PROVIDED DATA.
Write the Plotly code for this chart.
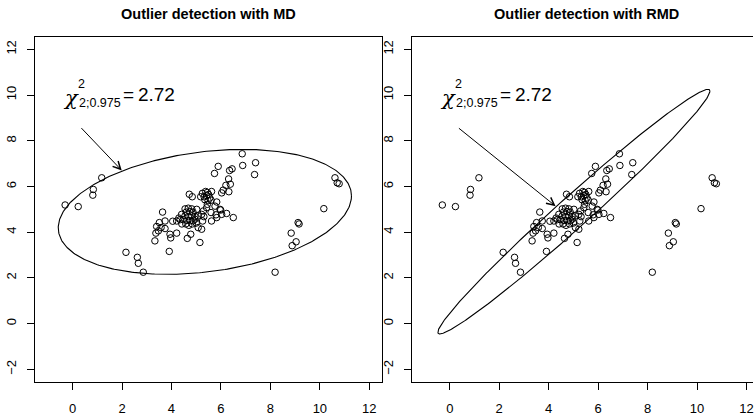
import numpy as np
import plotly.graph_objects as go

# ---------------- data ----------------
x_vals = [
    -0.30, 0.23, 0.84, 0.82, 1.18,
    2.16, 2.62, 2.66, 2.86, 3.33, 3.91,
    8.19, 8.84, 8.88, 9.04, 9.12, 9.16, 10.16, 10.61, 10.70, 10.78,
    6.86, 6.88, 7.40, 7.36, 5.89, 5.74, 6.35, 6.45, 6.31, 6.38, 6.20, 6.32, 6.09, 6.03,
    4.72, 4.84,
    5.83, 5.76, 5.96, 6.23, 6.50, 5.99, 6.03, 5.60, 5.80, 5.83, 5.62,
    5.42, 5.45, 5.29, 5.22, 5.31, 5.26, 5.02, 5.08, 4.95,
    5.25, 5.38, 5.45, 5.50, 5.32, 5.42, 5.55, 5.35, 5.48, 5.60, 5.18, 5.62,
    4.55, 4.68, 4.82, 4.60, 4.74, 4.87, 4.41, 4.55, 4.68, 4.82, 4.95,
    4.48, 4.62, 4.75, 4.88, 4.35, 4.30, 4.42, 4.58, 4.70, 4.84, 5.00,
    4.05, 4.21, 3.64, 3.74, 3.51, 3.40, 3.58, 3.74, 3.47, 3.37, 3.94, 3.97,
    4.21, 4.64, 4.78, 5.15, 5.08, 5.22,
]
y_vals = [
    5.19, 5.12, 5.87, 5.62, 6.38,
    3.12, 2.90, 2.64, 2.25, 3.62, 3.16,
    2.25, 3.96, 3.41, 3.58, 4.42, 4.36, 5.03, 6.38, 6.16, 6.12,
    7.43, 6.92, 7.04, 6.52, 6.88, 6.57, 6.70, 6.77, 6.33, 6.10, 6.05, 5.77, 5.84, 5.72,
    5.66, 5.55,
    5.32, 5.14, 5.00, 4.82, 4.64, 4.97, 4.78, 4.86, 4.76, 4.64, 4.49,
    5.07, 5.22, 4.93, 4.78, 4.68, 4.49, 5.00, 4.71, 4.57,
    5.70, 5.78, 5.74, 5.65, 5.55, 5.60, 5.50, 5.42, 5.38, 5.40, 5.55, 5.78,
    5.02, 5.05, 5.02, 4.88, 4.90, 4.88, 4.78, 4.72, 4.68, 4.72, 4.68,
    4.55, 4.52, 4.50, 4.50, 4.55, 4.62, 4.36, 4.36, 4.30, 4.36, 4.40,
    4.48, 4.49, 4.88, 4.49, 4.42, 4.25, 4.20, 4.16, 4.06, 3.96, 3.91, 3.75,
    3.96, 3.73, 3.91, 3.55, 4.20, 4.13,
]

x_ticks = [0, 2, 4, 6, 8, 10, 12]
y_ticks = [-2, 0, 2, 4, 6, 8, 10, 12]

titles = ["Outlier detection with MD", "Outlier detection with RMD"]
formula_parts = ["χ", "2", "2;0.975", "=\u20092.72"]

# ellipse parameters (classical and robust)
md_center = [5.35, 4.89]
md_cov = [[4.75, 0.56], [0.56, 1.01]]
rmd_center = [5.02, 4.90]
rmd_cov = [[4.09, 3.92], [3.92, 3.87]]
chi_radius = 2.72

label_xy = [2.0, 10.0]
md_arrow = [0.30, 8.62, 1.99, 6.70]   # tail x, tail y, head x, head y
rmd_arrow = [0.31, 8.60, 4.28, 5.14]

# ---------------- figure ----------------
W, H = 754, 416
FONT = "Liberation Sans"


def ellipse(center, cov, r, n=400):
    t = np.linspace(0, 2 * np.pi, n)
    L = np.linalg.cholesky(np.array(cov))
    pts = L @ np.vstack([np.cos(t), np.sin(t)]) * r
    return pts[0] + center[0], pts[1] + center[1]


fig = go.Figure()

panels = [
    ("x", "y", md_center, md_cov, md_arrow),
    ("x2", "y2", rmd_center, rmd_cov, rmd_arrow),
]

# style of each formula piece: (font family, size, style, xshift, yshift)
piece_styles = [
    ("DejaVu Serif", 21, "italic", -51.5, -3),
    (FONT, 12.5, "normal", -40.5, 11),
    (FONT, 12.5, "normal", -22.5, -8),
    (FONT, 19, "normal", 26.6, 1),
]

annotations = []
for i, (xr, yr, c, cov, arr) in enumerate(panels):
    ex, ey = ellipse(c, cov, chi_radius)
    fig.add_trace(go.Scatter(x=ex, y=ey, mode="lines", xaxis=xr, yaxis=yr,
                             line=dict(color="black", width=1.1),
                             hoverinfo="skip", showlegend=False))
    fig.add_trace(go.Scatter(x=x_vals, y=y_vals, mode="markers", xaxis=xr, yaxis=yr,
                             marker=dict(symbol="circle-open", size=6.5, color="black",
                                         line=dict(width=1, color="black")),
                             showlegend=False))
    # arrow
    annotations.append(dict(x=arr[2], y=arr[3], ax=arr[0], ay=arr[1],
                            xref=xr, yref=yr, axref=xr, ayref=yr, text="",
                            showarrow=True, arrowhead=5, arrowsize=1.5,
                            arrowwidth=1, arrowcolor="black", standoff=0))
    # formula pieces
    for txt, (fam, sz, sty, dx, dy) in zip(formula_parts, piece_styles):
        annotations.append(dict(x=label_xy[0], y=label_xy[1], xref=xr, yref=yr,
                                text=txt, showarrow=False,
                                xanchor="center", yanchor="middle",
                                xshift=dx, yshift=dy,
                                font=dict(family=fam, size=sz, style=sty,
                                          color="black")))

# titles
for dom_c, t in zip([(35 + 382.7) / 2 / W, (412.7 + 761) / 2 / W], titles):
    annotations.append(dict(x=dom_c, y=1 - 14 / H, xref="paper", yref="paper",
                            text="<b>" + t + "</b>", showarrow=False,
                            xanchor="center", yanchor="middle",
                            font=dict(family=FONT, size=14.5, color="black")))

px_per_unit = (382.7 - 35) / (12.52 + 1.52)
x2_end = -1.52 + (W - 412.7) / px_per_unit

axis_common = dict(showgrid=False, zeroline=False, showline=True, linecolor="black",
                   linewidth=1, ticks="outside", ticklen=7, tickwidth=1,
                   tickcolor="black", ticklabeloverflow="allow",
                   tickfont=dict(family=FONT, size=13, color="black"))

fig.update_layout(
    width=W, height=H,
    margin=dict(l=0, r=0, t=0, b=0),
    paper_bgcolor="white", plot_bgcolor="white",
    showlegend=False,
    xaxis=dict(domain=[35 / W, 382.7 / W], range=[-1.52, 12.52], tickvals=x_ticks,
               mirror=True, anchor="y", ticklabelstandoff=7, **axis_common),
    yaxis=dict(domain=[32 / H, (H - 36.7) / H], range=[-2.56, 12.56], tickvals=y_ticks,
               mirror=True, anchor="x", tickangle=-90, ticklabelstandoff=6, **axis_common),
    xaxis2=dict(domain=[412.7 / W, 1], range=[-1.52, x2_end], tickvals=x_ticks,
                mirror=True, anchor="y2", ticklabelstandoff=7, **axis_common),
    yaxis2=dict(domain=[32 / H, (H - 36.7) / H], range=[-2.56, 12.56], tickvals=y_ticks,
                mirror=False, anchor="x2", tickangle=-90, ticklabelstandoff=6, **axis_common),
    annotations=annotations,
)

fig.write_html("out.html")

PROBLEM STATEMENT. Return the material line for line, from its beginning to the line that contains "import plotly.graph_objects as go", with the pictures left out.

TASK ANSWER.
Write the Plotly code for this chart.
import numpy as np
import plotly.graph_objects as go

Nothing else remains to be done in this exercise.